Exercise directions.
Find, in the records below, the line that contains "Write the Altair code for this chart." and the line that contains "import pandas as pd". Copy those two lines and everything between them exactly, but not the pictures.

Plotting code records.

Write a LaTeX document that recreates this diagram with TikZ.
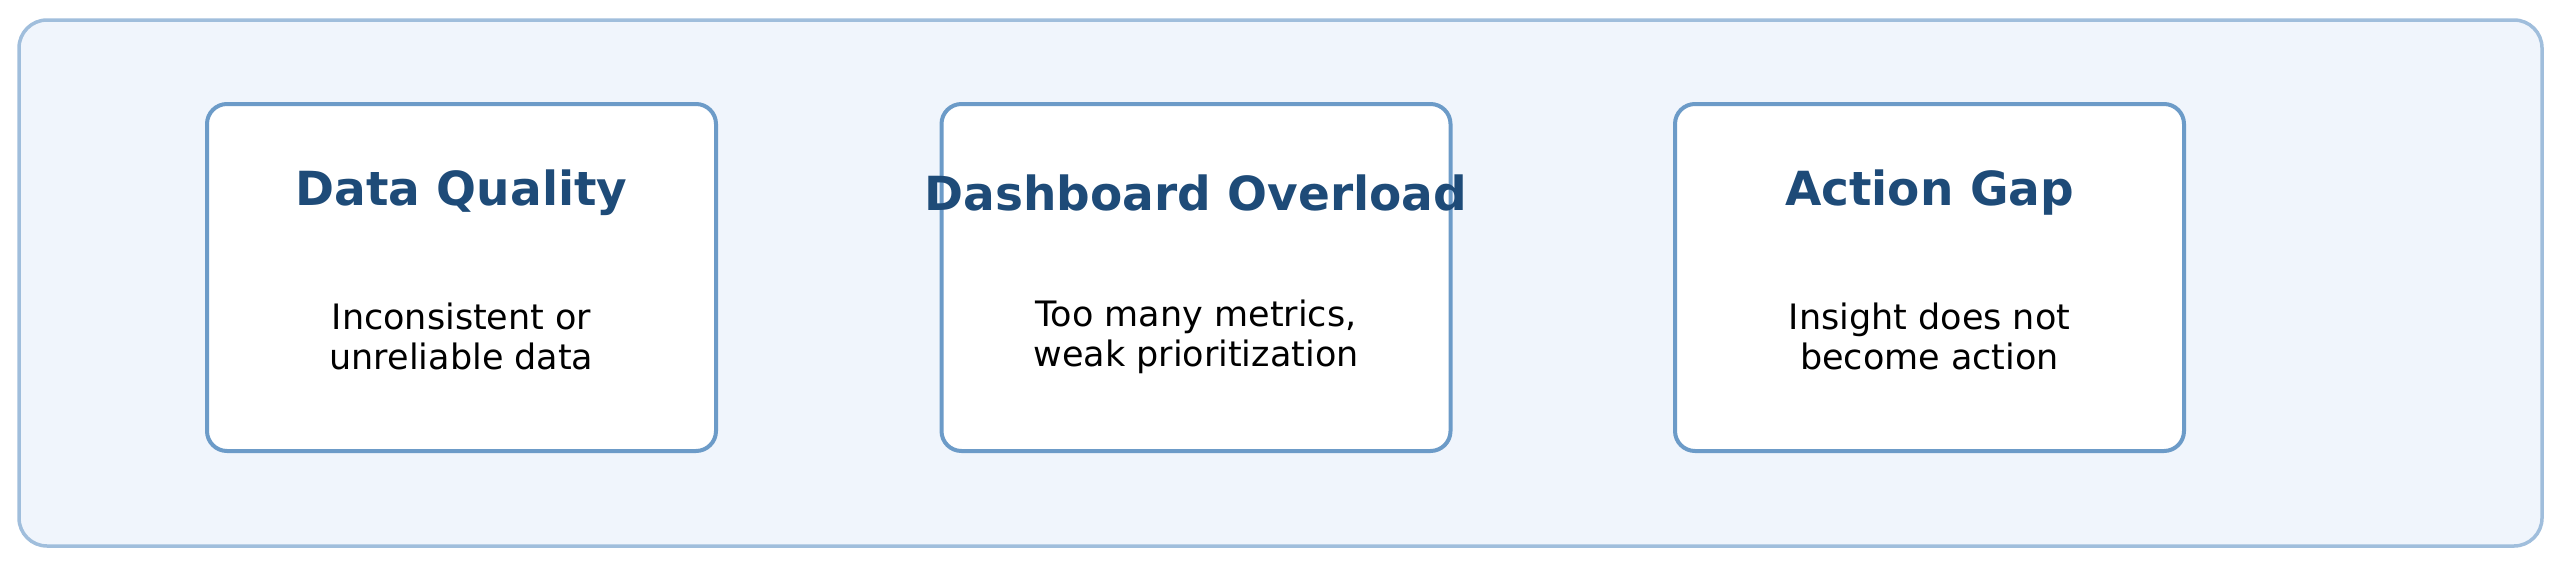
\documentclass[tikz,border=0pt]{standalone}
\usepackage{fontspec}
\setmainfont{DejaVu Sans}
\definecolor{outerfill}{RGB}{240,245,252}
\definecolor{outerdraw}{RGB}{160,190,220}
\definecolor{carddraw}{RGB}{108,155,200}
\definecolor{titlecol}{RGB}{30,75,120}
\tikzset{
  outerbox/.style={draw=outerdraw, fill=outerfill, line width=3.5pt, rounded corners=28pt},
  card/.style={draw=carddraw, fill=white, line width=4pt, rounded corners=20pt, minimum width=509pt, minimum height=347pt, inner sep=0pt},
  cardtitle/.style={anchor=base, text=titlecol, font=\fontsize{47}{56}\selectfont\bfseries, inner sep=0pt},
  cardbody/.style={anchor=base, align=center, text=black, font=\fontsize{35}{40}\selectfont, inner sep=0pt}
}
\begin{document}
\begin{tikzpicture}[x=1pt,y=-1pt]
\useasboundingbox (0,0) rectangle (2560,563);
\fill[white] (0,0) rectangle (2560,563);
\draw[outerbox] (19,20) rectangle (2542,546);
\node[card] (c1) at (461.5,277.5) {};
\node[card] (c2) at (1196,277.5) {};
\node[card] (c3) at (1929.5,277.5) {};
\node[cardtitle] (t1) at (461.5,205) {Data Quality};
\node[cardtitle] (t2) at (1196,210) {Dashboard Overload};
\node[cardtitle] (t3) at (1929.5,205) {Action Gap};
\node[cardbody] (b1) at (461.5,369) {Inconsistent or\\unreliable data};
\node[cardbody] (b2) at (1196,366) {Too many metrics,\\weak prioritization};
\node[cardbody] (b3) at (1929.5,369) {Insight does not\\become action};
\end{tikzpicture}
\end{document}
...
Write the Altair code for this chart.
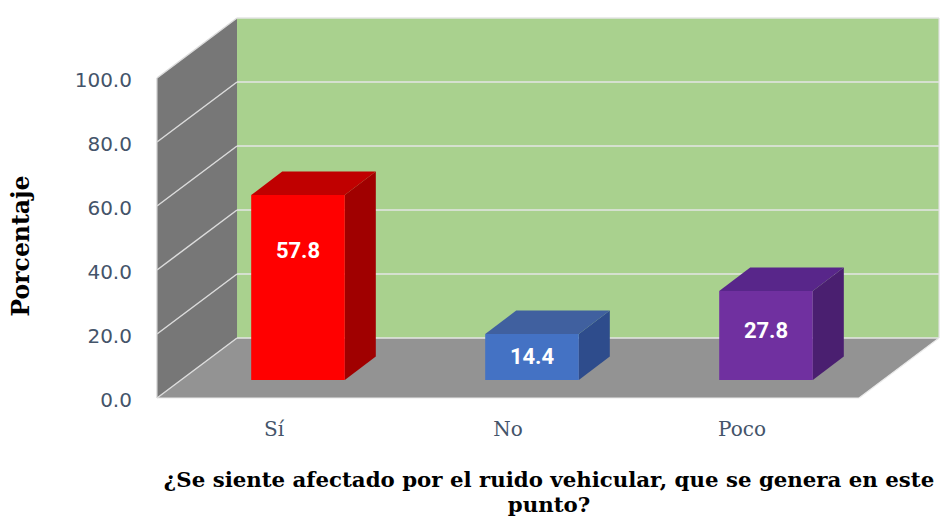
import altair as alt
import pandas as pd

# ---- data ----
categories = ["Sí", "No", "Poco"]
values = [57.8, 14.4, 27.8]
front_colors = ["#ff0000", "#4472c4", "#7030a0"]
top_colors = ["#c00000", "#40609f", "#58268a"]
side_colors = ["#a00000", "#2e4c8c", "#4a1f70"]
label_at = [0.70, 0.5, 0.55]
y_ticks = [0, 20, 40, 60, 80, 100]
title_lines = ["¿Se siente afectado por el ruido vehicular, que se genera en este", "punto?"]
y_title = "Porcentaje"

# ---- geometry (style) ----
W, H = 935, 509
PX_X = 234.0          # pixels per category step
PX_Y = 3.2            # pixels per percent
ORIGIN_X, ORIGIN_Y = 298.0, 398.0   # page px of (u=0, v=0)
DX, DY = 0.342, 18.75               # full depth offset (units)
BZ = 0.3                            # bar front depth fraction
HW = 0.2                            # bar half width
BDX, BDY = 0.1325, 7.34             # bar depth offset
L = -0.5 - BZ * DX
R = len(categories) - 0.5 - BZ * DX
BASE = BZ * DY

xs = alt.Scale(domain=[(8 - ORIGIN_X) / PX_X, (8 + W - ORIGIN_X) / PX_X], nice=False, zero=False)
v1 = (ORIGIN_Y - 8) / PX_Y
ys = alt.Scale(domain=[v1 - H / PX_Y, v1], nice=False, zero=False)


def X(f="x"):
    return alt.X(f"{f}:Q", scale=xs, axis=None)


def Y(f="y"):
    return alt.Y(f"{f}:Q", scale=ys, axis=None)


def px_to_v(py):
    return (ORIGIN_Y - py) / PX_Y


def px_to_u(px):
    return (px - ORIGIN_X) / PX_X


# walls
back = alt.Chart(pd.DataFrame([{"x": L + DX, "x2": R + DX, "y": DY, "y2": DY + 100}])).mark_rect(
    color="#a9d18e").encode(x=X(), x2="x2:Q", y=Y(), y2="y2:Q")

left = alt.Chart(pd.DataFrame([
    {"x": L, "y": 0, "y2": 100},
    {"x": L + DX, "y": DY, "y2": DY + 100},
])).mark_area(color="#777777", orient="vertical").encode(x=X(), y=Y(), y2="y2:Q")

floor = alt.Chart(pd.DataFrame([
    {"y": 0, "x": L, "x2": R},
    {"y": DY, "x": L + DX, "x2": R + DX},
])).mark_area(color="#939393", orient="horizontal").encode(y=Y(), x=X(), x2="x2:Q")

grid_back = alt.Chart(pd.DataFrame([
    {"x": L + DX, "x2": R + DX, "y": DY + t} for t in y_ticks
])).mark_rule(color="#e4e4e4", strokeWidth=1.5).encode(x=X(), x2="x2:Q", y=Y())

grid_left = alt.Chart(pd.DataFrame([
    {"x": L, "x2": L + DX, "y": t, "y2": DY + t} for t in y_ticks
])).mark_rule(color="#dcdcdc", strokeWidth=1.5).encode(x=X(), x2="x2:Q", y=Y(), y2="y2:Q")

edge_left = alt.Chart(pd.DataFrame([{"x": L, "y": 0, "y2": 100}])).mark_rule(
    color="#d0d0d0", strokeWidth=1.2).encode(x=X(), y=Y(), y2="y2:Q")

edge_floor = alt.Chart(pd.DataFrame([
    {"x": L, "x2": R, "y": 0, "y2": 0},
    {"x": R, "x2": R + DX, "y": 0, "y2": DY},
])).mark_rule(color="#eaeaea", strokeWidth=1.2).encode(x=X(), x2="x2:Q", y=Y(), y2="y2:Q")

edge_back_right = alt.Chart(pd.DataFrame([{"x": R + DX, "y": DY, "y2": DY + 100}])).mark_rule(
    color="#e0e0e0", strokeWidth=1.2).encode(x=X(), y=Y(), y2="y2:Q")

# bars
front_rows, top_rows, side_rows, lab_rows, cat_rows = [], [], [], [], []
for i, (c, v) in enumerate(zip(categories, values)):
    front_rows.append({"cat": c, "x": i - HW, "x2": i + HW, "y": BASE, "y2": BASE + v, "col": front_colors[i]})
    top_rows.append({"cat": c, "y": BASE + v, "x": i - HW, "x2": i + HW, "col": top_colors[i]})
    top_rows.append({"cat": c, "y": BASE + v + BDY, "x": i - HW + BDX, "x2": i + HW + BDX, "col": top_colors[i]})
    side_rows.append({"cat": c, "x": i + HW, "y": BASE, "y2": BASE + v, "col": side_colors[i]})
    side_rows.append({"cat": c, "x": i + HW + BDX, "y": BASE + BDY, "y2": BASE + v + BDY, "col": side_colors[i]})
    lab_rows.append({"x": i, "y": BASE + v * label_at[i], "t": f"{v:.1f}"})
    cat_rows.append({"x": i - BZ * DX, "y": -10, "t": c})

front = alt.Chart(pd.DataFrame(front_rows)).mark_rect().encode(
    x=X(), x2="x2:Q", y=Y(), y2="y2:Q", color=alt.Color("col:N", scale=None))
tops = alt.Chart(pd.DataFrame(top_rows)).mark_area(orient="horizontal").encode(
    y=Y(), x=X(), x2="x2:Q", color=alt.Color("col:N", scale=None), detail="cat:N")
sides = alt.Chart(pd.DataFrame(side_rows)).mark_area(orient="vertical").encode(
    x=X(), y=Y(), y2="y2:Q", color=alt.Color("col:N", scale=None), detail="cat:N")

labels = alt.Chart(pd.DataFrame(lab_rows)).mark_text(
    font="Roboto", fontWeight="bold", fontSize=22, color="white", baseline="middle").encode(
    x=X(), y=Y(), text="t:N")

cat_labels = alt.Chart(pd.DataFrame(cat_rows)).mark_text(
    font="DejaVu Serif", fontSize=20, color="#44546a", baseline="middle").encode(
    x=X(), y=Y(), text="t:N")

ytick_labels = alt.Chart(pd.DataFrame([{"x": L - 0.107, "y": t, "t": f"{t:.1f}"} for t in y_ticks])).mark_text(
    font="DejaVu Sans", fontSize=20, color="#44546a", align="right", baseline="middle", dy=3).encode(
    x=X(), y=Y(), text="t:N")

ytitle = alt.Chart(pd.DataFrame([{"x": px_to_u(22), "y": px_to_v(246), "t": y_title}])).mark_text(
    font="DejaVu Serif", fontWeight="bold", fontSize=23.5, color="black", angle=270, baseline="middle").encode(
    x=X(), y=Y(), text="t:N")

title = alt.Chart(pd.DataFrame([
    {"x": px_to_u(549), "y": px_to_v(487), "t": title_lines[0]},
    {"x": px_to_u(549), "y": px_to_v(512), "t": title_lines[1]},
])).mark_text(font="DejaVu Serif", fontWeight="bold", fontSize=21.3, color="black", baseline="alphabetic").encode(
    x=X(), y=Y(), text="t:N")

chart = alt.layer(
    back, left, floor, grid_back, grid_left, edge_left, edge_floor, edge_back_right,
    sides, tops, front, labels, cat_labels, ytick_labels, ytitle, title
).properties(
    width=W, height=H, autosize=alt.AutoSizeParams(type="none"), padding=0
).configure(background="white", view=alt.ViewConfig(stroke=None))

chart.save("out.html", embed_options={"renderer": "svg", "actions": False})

Task answer.
Write the Altair code for this chart.
import altair as alt
import pandas as pd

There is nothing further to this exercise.